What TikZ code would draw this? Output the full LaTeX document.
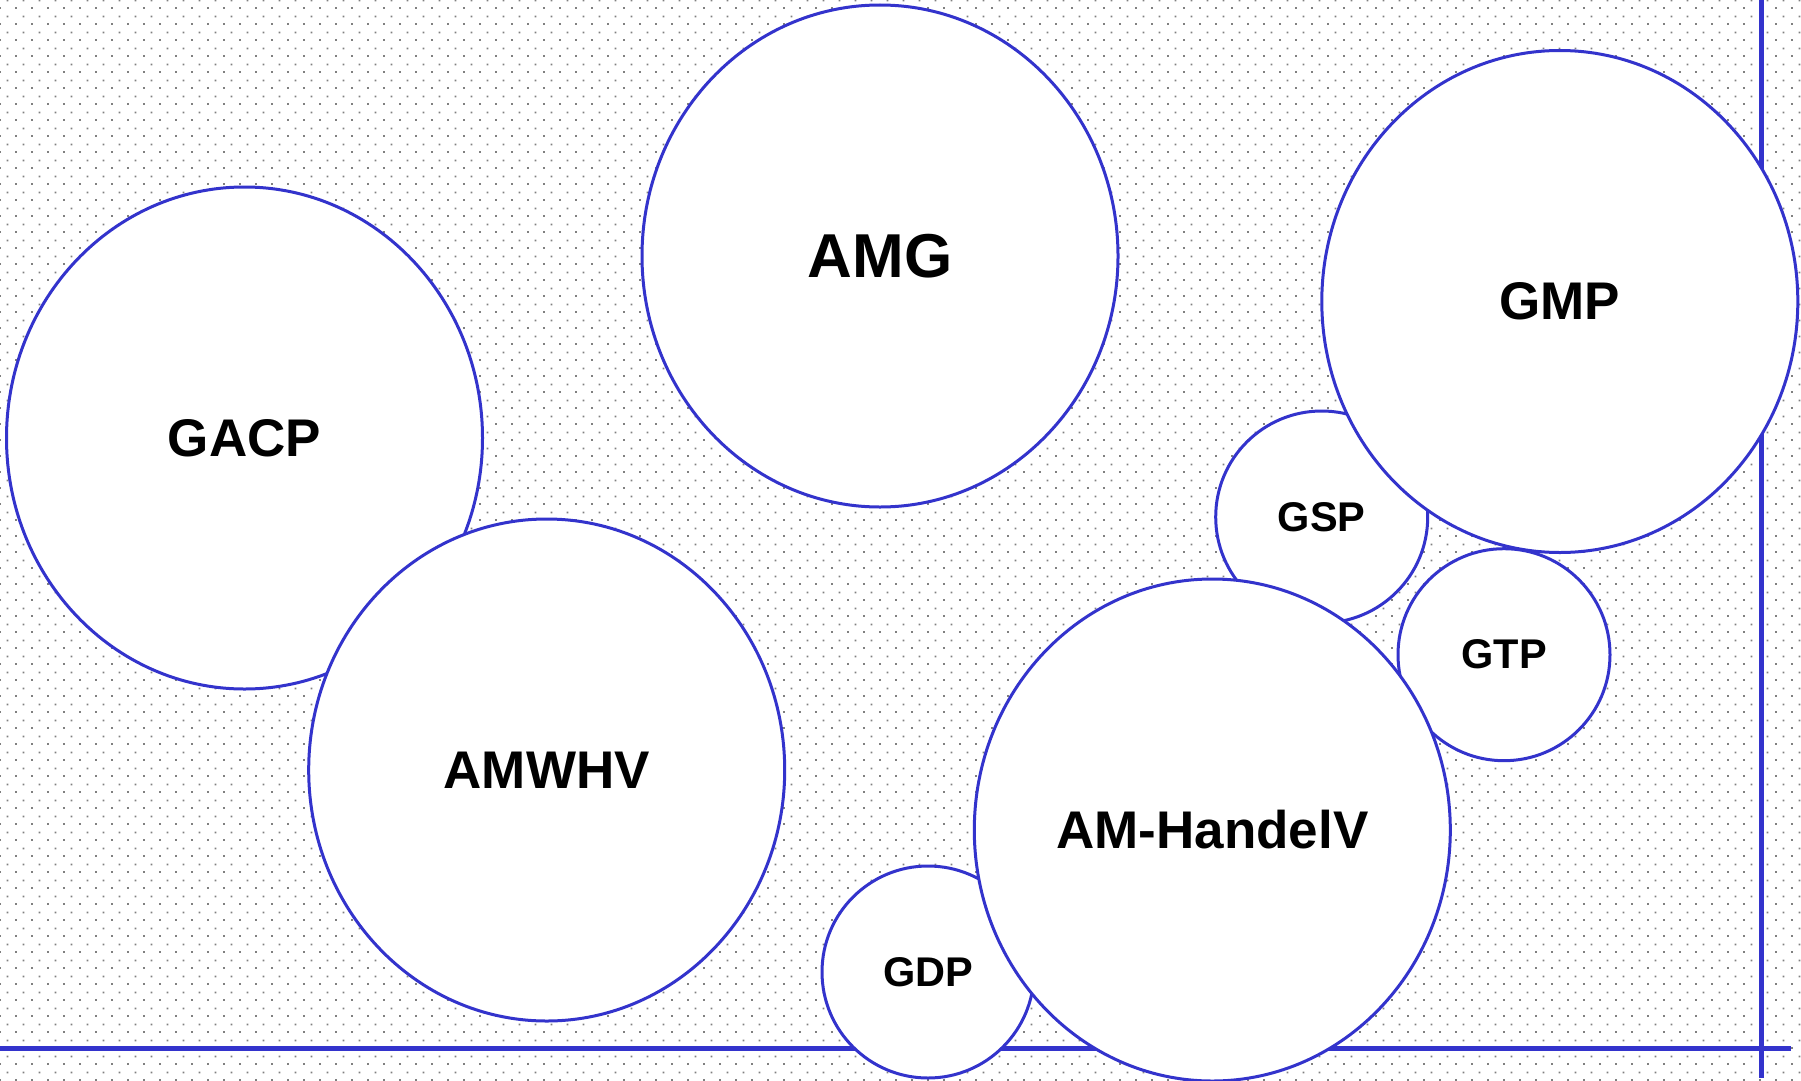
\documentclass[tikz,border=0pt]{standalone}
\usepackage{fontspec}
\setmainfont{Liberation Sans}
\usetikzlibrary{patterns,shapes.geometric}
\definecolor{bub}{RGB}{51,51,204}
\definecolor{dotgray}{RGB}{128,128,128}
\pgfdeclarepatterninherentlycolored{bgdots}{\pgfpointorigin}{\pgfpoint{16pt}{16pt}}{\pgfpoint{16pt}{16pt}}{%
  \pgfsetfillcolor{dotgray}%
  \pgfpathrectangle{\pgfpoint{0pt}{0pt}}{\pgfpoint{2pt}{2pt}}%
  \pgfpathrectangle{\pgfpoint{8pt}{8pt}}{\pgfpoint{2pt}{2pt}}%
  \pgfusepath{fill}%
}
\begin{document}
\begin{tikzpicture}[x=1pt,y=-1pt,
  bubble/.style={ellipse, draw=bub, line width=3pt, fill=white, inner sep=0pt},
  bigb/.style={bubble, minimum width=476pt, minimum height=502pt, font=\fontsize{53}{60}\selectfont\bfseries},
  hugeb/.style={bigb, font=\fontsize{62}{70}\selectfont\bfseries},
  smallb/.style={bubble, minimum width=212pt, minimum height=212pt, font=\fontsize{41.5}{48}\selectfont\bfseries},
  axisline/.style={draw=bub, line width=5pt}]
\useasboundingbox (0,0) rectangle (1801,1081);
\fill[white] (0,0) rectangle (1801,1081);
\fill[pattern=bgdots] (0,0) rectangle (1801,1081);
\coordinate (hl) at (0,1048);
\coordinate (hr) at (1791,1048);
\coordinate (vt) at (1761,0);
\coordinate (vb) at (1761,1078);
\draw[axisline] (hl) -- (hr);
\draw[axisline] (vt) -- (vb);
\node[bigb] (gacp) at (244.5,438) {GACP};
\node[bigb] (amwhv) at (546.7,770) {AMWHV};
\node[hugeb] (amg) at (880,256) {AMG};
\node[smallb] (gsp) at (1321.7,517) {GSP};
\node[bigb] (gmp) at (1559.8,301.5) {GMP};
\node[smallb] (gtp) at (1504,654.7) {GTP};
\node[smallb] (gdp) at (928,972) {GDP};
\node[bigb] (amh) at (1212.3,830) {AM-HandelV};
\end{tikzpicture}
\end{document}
────────────────
Goal:
Transcribe the whole listing exactly. Pictures are excluded.

Answer to the task:
What TikZ code would draw this? Output the full LaTeX document.
\documentclass[tikz,border=0pt]{standalone}
\usepackage{fontspec}
\setmainfont{Liberation Sans}
\usetikzlibrary{patterns,shapes.geometric}
\definecolor{bub}{RGB}{51,51,204}
\definecolor{dotgray}{RGB}{128,128,128}
\pgfdeclarepatterninherentlycolored{bgdots}{\pgfpointorigin}{\pgfpoint{16pt}{16pt}}{\pgfpoint{16pt}{16pt}}{%
  \pgfsetfillcolor{dotgray}%
  \pgfpathrectangle{\pgfpoint{0pt}{0pt}}{\pgfpoint{2pt}{2pt}}%
  \pgfpathrectangle{\pgfpoint{8pt}{8pt}}{\pgfpoint{2pt}{2pt}}%
  \pgfusepath{fill}%
}
\begin{document}
\begin{tikzpicture}[x=1pt,y=-1pt,
  bubble/.style={ellipse, draw=bub, line width=3pt, fill=white, inner sep=0pt},
  bigb/.style={bubble, minimum width=476pt, minimum height=502pt, font=\fontsize{53}{60}\selectfont\bfseries},
  hugeb/.style={bigb, font=\fontsize{62}{70}\selectfont\bfseries},
  smallb/.style={bubble, minimum width=212pt, minimum height=212pt, font=\fontsize{41.5}{48}\selectfont\bfseries},
  axisline/.style={draw=bub, line width=5pt}]
\useasboundingbox (0,0) rectangle (1801,1081);
\fill[white] (0,0) rectangle (1801,1081);
\fill[pattern=bgdots] (0,0) rectangle (1801,1081);
\coordinate (hl) at (0,1048);
\coordinate (hr) at (1791,1048);
\coordinate (vt) at (1761,0);
\coordinate (vb) at (1761,1078);
\draw[axisline] (hl) -- (hr);
\draw[axisline] (vt) -- (vb);
\node[bigb] (gacp) at (244.5,438) {GACP};
\node[bigb] (amwhv) at (546.7,770) {AMWHV};
\node[hugeb] (amg) at (880,256) {AMG};
\node[smallb] (gsp) at (1321.7,517) {GSP};
\node[bigb] (gmp) at (1559.8,301.5) {GMP};
\node[smallb] (gtp) at (1504,654.7) {GTP};
\node[smallb] (gdp) at (928,972) {GDP};
\node[bigb] (amh) at (1212.3,830) {AM-HandelV};
\end{tikzpicture}
\end{document}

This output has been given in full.